As Robert Kennedy Jr. makes the campaign rounds, his actress wife Cheryl Hines finds herself cast in a role she never dreamed of tackling—that of a wife of a presidential candidate whose views don’t necessarily match those of her husband’s.
Approach to Husband’s Candidacy
Hines, the 57-year-old “Curb Your Enthusiasm” actress who is “beloved in Hollywood,” said that while she is committed to standing by her husband, she doesn’t feel compelled to be a constant on the campaign trail.“I support Bobby and I want to be there for him, and I want him to feel loved and supported by me,” Hines told the NY Times. “And at the same time, I don’t feel the need to go to every political event, because I do have my own career.”
Not that political endeavors ever encompassed her life growing up like they surely did in the Kennedy family. While she’s now involved in her share of philanthropic work as a member of United Cerebral Palsy’s National Board of Trustees and an advocate for under-resourced schools, Hines was raised in Tallahassee, Florida, by a father who worked in construction and a mother who was an assistant at the Department of Revenue. Hines said her parents never spoke of politics or current events. What she knew of the Kennedys, she learned in history class.
For an actress whose major success didn’t come until she was in her 30s with “Curb Your Enthusiasm”—an age considered “over the hill” by Hollywood standards—Hines now finds herself in a different spotlight as the wife of a presidential candidate.
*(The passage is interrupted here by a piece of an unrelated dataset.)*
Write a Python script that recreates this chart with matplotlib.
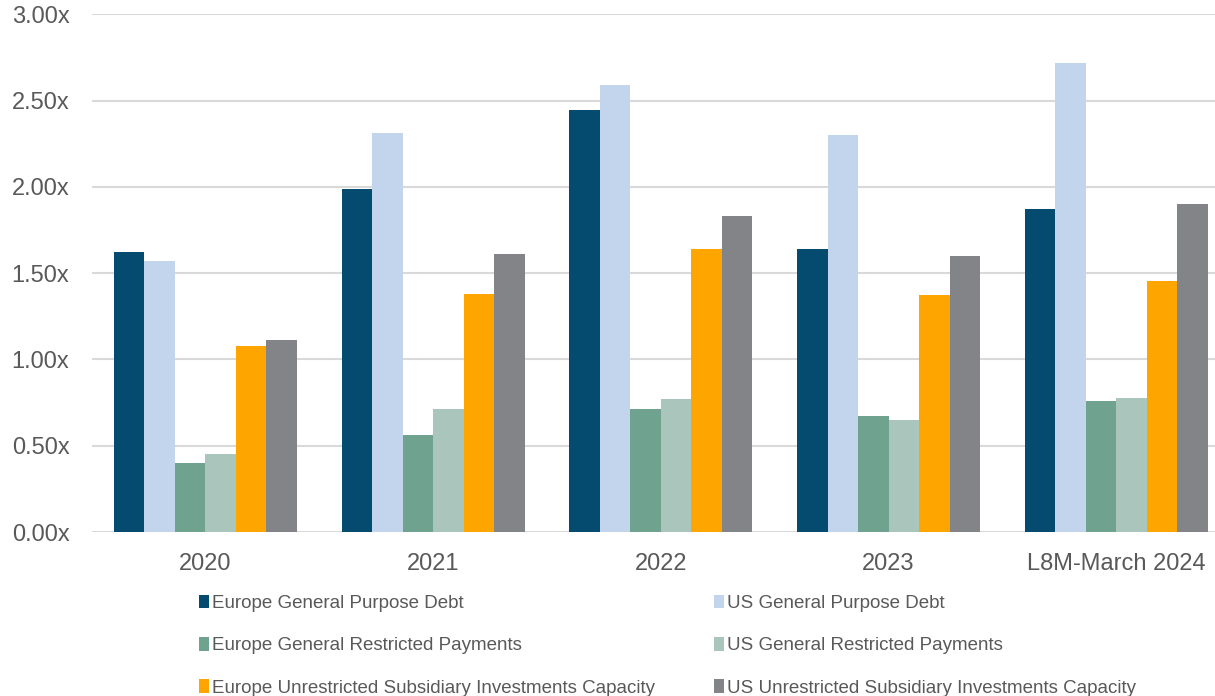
import matplotlib
matplotlib.use("Agg")
import matplotlib.pyplot as plt
import numpy as np
from matplotlib.patches import Patch

categories = ["2020", "2021", "2022", "2023", "L8M-March 2024"]
series_names = [
    "Europe General Purpose Debt",
    "US General Purpose Debt",
    "Europe General Restricted Payments",
    "US General Restricted Payments",
    "Europe Unrestricted Subsidiary Investments Capacity",
    "US Unrestricted Subsidiary Investments Capacity",
]
europe_gpd = [1.62, 1.99, 2.445, 1.64, 1.87]
us_gpd = [1.57, 2.31, 2.59, 2.30, 2.72]
europe_rp = [0.40, 0.56, 0.71, 0.67, 0.76]
us_rp = [0.45, 0.71, 0.77, 0.65, 0.775]
europe_unsub = [1.075, 1.38, 1.64, 1.375, 1.455]
us_unsub = [1.115, 1.61, 1.83, 1.60, 1.90]
yticks = [0.0, 0.5, 1.0, 1.5, 2.0, 2.5, 3.0]
ytick_labels = ["0.00x", "0.50x", "1.00x", "1.50x", "2.00x", "2.50x", "3.00x"]

colors = ["#054B70", "#C3D5EC", "#6FA38F", "#A9C5BC", "#FFA500", "#838487"]
all_series = [europe_gpd, us_gpd, europe_rp, us_rp, europe_unsub, us_unsub]

plt.rcParams['font.family'] = ['Liberation Sans', 'DejaVu Sans']
text_color = "#595959"

fig = plt.figure(figsize=(12.15, 6.96), dpi=100)
ax = fig.add_axes([0.0754, 0.2356, 0.937, 0.744])

x = np.arange(len(categories))
bw = 0.134
n = len(all_series)
for i, (vals, c) in enumerate(zip(all_series, colors)):
    offs = (i - (n - 1) / 2) * bw
    ax.bar(x + offs, vals, width=bw, color=c, zorder=3, linewidth=0)

ax.set_xlim(-0.5, len(categories) - 0.5)
ax.set_ylim(0, 3.0)
ax.set_yticks(yticks)
ax.set_yticklabels(ytick_labels)
ax.set_xticks(x)
ax.set_xticklabels(categories)
ax.tick_params(axis='both', length=0, colors=text_color, labelsize=17)
ax.tick_params(axis='y', pad=16)
ax.tick_params(axis='x', pad=15)
ax.grid(axis='y', color="#D9D9D9", linewidth=1.5, zorder=0)
ax.set_axisbelow(True)
for s in ax.spines.values():
    s.set_visible(False)

handles = [Patch(facecolor=c, edgecolor='none') for c in colors]
left_idx = [0, 2, 4]
right_idx = [1, 3, 5]
common = dict(loc='upper left', frameon=False, fontsize=13.5, handlelength=0.55,
              handleheight=0.72, handletextpad=0.15, labelspacing=1.33,
              borderpad=0, borderaxespad=0, labelcolor=text_color)
leg1 = fig.legend([handles[i] for i in left_idx], [series_names[i] for i in left_idx],
                  bbox_to_anchor=(0.1638, 0.145), **common)
leg2 = fig.legend([handles[i] for i in right_idx], [series_names[i] for i in right_idx],
                  bbox_to_anchor=(0.5877, 0.145), **common)

fig.savefig("out.png", dpi=100)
“This feels different, because it feels like every word is important,” she said. “Before this, really, my world was just about comedy, so I could make light of things. But now I understand people are listening in a different way, and I know that it’s really important to them.”
Stance on Vaccines
Hines said she believes in bodily autonomy and the right for people to make decisions with their doctors about what to do with their bodies, and that she can “see both sides of the vaccine situation.”“There’s one side that feels scared if they don’t get the vaccine, and there’s the side that feels scared if they do get the vaccine, because they’re not sure if the vaccine is safe. And I understand that,” she said.
“So if Bobby is standing up and saying, ‘Well, are we sure that they’re safe and every vaccine has been tested properly?’ That doesn’t seem too much to ask. That seems like the right question to be asking.”